Continuing on from last months’ running report, the Skoda Karoq has been thrown into an almost non-stop circus of longer journeys over the past few weeks. In an unusual departure from my usual schedule, a handful of events have been slipped into the diary with only a few days between them, so the Karoq has been ploughing Velvet Red furrows on the motorways that criss-cross the southern half of the country. But that’s a habitat that suits our Skoda well, so there’s been little to complain about.
As I found out in the first few days of custodianship, the mid-sized Skoda SUV really is a supremely comfortable motorway cruiser. At the legal limit there’s very little noise, and the suspension is pliant enough to soak up all manner of lumps and bumps that litter the roads of our hallowed isle. While it’s true that the suspension is generally set up on the softer side, that doesn’t mean that the Karoq isn’t enjoyable off the straight and increasingly narrow major route lanes, as the Skoda dishes up a modicum of fun when the going gets twistier.

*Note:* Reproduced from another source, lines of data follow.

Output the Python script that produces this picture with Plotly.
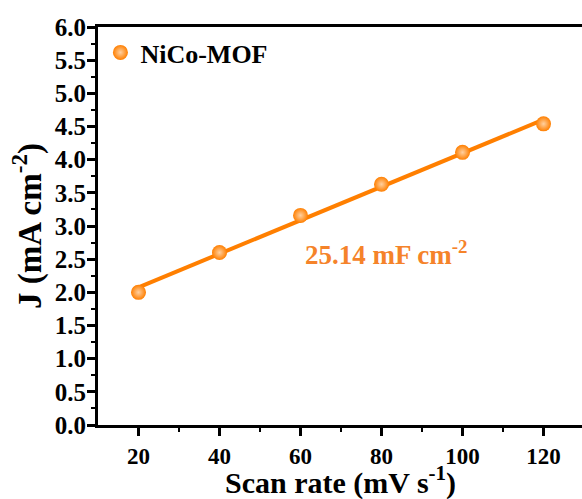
import numpy as np
import plotly.graph_objects as go

# Scan rate (mV s^-1) and current density (mA cm^-2)
scan_rate = [20, 40, 60, 80, 100, 120]
current_density = [2.00, 2.60, 3.16, 3.63, 4.11, 4.54]
series_name = "NiCo-MOF"
cdl_label = "25.14 mF cm<sup>-2</sup>"
x_title = "Scan rate (mV s<sup>-1</sup>)"
y_title = "J (mA cm<sup>-2</sup>)"

y_ticks = [0.0, 0.5, 1.0, 1.5, 2.0, 2.5, 3.0, 3.5, 4.0, 4.5, 5.0, 5.5, 6.0]
x_ticks = [20, 40, 60, 80, 100, 120]

ORANGE = "#FF7F00"
FONT = "Liberation Serif"

# Linear fit of J vs scan rate
slope, intercept = np.polyfit(scan_rate, current_density, 1)
fit_x = np.array([scan_rate[0], scan_rate[-1]])
fit_y = slope * fit_x + intercept

fig = go.Figure()
fig.add_trace(go.Scatter(
    x=fit_x, y=fit_y, mode="lines",
    line=dict(color=ORANGE, width=4),
    showlegend=False, hoverinfo="skip",
))
fig.add_trace(go.Scatter(
    x=scan_rate, y=current_density, mode="markers", name=series_name,
    marker=dict(size=15, color=ORANGE,
                gradient=dict(type="radial", color="#FFD0A0"),
                line=dict(width=0)),
))

fig.add_annotation(
    x=81, y=2.59, text=cdl_label, showarrow=False,
    font=dict(family=FONT, size=27, color="#F5832A", weight="bold"),
)

# x-axis title pinned to the bottom edge of the page
fig.add_annotation(
    xref="paper", yref="paper", x=0.5, y=-0.19,
    xanchor="center", yanchor="bottom", borderpad=0,
    text=x_title, showarrow=False,
    font=dict(family=FONT, size=30, color="black", weight="bold"),
)

axis_common = dict(
    showline=True, linecolor="black", linewidth=3,
    ticks="outside", ticklen=8, tickwidth=3, tickcolor="black",
    showgrid=False, zeroline=False, automargin=False,
)

fig.update_xaxes(
    **axis_common, range=[10, 129.5], mirror=True,
    tickmode="array", tickvals=x_ticks,
    tickfont=dict(family=FONT, size=23, color="black", weight="bold"),
    minor=dict(ticks="outside", ticklen=4, tickwidth=2, tickcolor="black",
               tickmode="array", tickvals=[30, 50, 70, 90, 110]),
)
fig.update_yaxes(
    **axis_common, range=[0, 6], mirror=False,
    tickmode="array", tickvals=y_ticks,
    ticktext=[f"{v:.1f}" for v in y_ticks],
    tickfont=dict(family=FONT, size=25, color="black", weight="bold"),
    ticklabelstandoff=-4,
    minor=dict(ticks="outside", ticklen=4, tickwidth=2, tickcolor="black",
               tickmode="array",
               tickvals=[0.25 + 0.5 * i for i in range(12)]),
    title=dict(text=y_title, standoff=4,
               font=dict(family=FONT, size=33, color="black", weight="bold")),
)

fig.update_layout(
    width=582, height=499,
    margin=dict(l=98, r=0, t=27, b=74),
    paper_bgcolor="white", plot_bgcolor="white",
    legend=dict(x=0.005, y=0.995, xanchor="left", yanchor="top",
                bgcolor="rgba(0,0,0,0)",
                font=dict(family=FONT, size=26, color="black", weight="bold")),
)

fig.write_html("out.html")
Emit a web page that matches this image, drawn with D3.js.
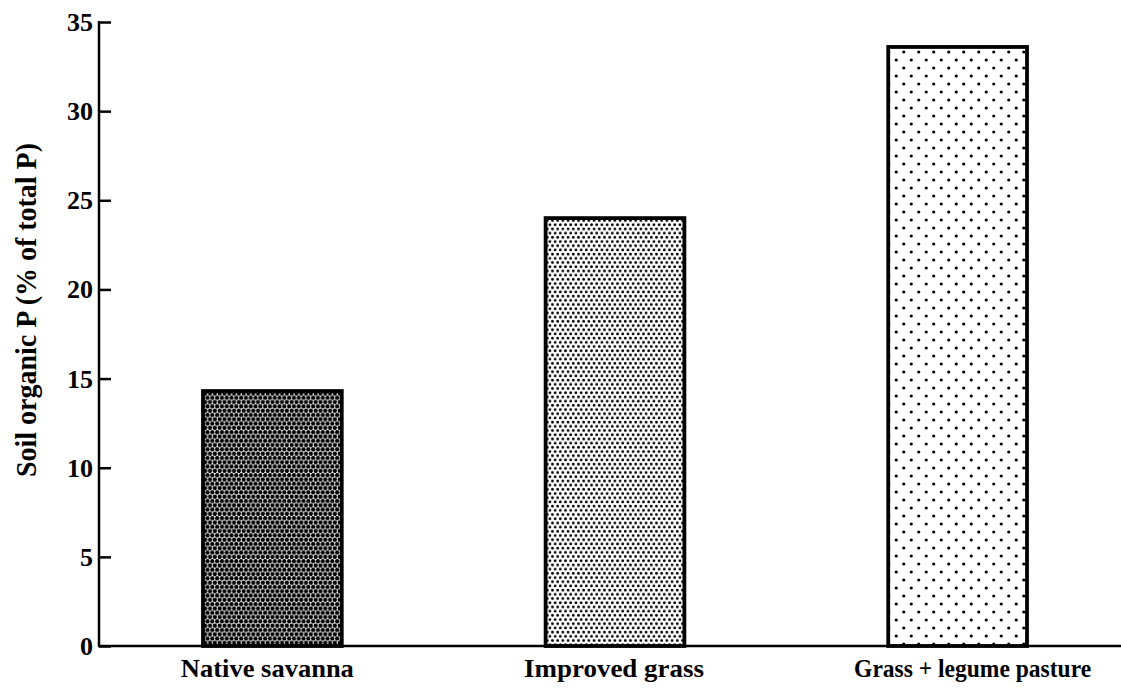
<!DOCTYPE html>
<html><head><meta charset="utf-8">
<script src="https://cdn.jsdelivr.net/npm/d3@7"></script>
<style>html,body{margin:0;padding:0;background:#fff;}svg{display:block;}</style>
</head><body>
<svg id="chart" width="1121" height="688"></svg>
<script>
const categories = ["Native savanna", "Improved grass", "Grass + legume pasture"];
const values = [14.3, 24.0, 33.6];
const yTicks = [0, 5, 10, 15, 20, 25, 30, 35];
const yTitle = "Soil organic P (% of total P)";

const svg = d3.select("#chart");
const font = "'Liberation Serif', 'DejaVu Serif', serif";

const y = d3.scaleLinear().domain([0, 35]).range([646, 22]);
const x = d3.scaleBand().domain(categories).range([203, 1027]).paddingInner(0.595).paddingOuter(0);

// patterns
const defs = svg.append("defs");
const pats = [
  {id: "p0", w: 4.8, h: 8.6, r: 2.1},
  {id: "p1", w: 5.2, h: 8.4, r: 1.4},
  {id: "p2", w: 15, h: 16, r: 1.6}
];
pats.forEach(p => {
  const pt = defs.append("pattern").attr("id", p.id).attr("patternUnits", "userSpaceOnUse")
    .attr("width", p.w).attr("height", p.h);
  pt.append("rect").attr("width", p.w).attr("height", p.h).attr("fill", "#fff");
  [[p.w*0.25, p.h*0.25], [p.w*0.75, p.h*0.75], [p.w*1.25, p.h*0.25], [-p.w*0.25, p.h*0.75],
   [p.w*0.25, p.h*1.25], [p.w*0.75, -p.h*0.25]].forEach(([cx, cy]) => {
    pt.append("circle").attr("cx", cx).attr("cy", cy).attr("r", p.r).attr("fill", "#000");
  });
});

// bars
svg.selectAll("rect.bar").data(categories).enter().append("rect")
  .attr("class", "bar")
  .attr("x", d => x(d))
  .attr("y", (d, i) => y(values[i]))
  .attr("width", x.bandwidth())
  .attr("height", (d, i) => y(0) - y(values[i]))
  .attr("fill", (d, i) => `url(#p${i})`)
  .attr("stroke", "#000")
  .attr("stroke-width", 3.8);

// y axis
const gy = svg.append("g").attr("transform", "translate(99,0)")
  .call(d3.axisRight(y).tickValues(yTicks).tickSize(12).tickFormat(""));
gy.select(".domain").remove();
gy.selectAll(".tick line").attr("stroke", "#000").attr("stroke-width", 2.5);
svg.append("line").attr("x1", 99).attr("x2", 99).attr("y1", y(35) - 1).attr("y2", y(0))
  .attr("stroke", "#000").attr("stroke-width", 2.5);
svg.selectAll("text.ytick").data(yTicks).enter().append("text")
  .attr("class", "ytick")
  .attr("x", 93).attr("y", d => y(d) + 9)
  .attr("text-anchor", "end")
  .attr("font-family", font).attr("font-weight", "bold").attr("font-size", 26)
  .text(d => d);

// x axis line
svg.append("line").attr("x1", 98).attr("x2", 1121).attr("y1", y(0)).attr("y2", y(0))
  .attr("stroke", "#000").attr("stroke-width", 2.5);

// x labels
const labelLen = [173, 180, 237];
const labelDx = [-5, -1, 15];
svg.selectAll("text.xlab").data(categories).enter().append("text")
  .attr("class", "xlab")
  .attr("x", (d, i) => x(d) + x.bandwidth() / 2 + labelDx[i])
  .attr("y", 677)
  .attr("text-anchor", "middle")
  .attr("font-family", font).attr("font-weight", "bold").attr("font-size", 25)
  .attr("textLength", (d, i) => labelLen[i]).attr("lengthAdjust", "spacingAndGlyphs")
  .text(d => d);

// y title
svg.append("text")
  .attr("transform", "translate(36,310) rotate(-90)")
  .attr("text-anchor", "middle")
  .attr("font-family", font).attr("font-weight", "bold").attr("font-size", 29)
  .attr("textLength", 334).attr("lengthAdjust", "spacingAndGlyphs")
  .text(yTitle);
</script>
</body></html>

The increase in the number of smart motorways (which, ironically, while they’re being updated are anything but – and even when they’re finished it’s questionable), they may be one contributing factor to the Karoq’s slight dip in fuel economy. With speeds limited to 50mph on the motorway while the works are being carried out, the slower velocities have forced the Skoda to sip a drop more fuel. But, although it wasn’t a brim-to-brim calculation – rather one displayed by the car’s computer (which, in most cases is a little optimistic) – I have actually beaten the Karoq’s official fuel economy figure on one recent trip. Slower speeds aside, the bright red Skoda is an easy car to get good economy from. That’s one trait I’d appreciate continuing, considering my more regular diesel pump-wielding appearances at local filling stations this month due to the increased number of longer-range journeys.
Elsewhere, the Karoq’s fuss-free demeanour has continued since the last update. One blip was that the blind spot detection system turned itself off after flashing up an ‘obstruction’ warning, but the remedy was an easy one. Part of our Karoq’s £1,210 optional driver assistance package and controlled by the car’s eight-inch infotainment screen, it can be turned off and on via the car’s settings menu. So after a little while without any little yellow flashing lights on the wing mirrors indicating blind spot traffic, full service was resumed once more. I was surprised that not having owned a car with it before, I thought I didn’t need it, but it’s remarkable how quickly you get used to something when you are without it!
Date arrived 12th November 2018
Fuel economy 58.9mpg (combined) 43.4mpg (on test)
The blind spot monitoring system (and other safety devices) can be turned off, or reset, using the car’s infotainment screen.
The unlined door bins allow drinks bottles to rattle against the plastic of the panel, which creates a very noticeable noise.